Friday, July 23, 2010

READING REFLECTIONS ON THE ART OF LIVING

For the past week, we’ve enjoyed a flurry of social activities honoring friends from Washington, D.C. – my good friend, Jane Bonin, and her beau Freddie Begun. Jane is a retired Peace Corps director who worked in Malawi and other parts of Africa, and Freddie is a retired tympani performer with the National Symphony in Washington, D.C. for 48 years. Jane now refers to their visit on The Mountain as her visit “to the country” where she stayed in the home of her daughter, Knowles, and son-in-law Bill. The Writers Conference and Music Festival were in session, so Jane and Freddie enjoyed a “gracious plenty” of culture in our village here on The Mountain before winging back to Washington. The Mountain has been very quiet, too quiet, since Jane and Freddie departed, and we miss their witty repartee and lively interest in all things “Sewaneean,” as well as the food sampling we enjoyed during their visit.

Today, I returned to our more habitual daily pattern of meditation, chapel attendance, reading, and writing. One of the books that almost leaped out of the bookcase this morning was REFLECTIONS ON THE ART OF LIVING by Joseph Campbell, published in 1991 and written during Campbell’s month-long stay at the Esalen Institute near Big Sur, California. The reflections were selected and edited by Diane Osbon, and the quotation preceding the first chapter sorta’ spoke to my time with an old friend this past week. It reads: “The privilege of a lifetime is being who you are,” and I might add, “and being with someone who is being who she is.” Good friends are like that – comfortable to be with because they’re truly being who they are, and they invite you to be the same.

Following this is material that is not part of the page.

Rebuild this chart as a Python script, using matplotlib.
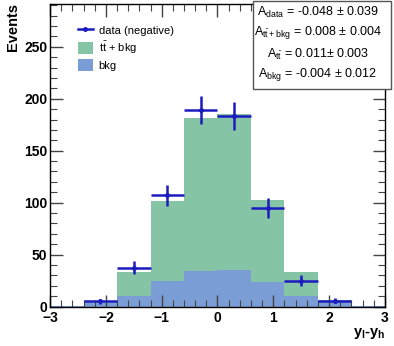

In antithesis to this idea of good friends being who they really are is the person who seems to make social exchange very difficult. Campbell advises that when we’re with those people, we should listen when they speak, not to the words, but to WHAT is talking. He adds that “it is usually pride, malice, or ignorance.” For instance, “when someone tells us that we’re selfish, it’s often because we aren’t doing what they want us to do.”

One year during the 90’s, we visited Big Sur for the umpteenth time, and while there, we decided to board a van and drive into the entrance to Esalen Institute. Our intent was to tour the facilities, but once we entered the parking lot, a man rushed out, waving his arms and directing us to turn around as we were on private property. For all we knew, Campbell may have been there, working on the dialogues for this book I’m now reading. He was possibly sitting among those who were meditating on one of his aphorisms: “The first half of life we serve society – engagement. The second half of life we turn inward – disengagement.”

An interesting story derived from Campbell’s work is the one about his life during the Great Depression when he wrote that no one wants a person to do what he wants to do; they want him to go on THEIR trip. However, he can do what he wants to do anyway. Indeed, Campbell did. He went into the woods and read for five years, holed up in a shack in Woodstock, New York. He survived without a job the entire five years. His premise was that if you’re on your own path, things will come to you, and, then, everything that happens to you is a surprise and is timely.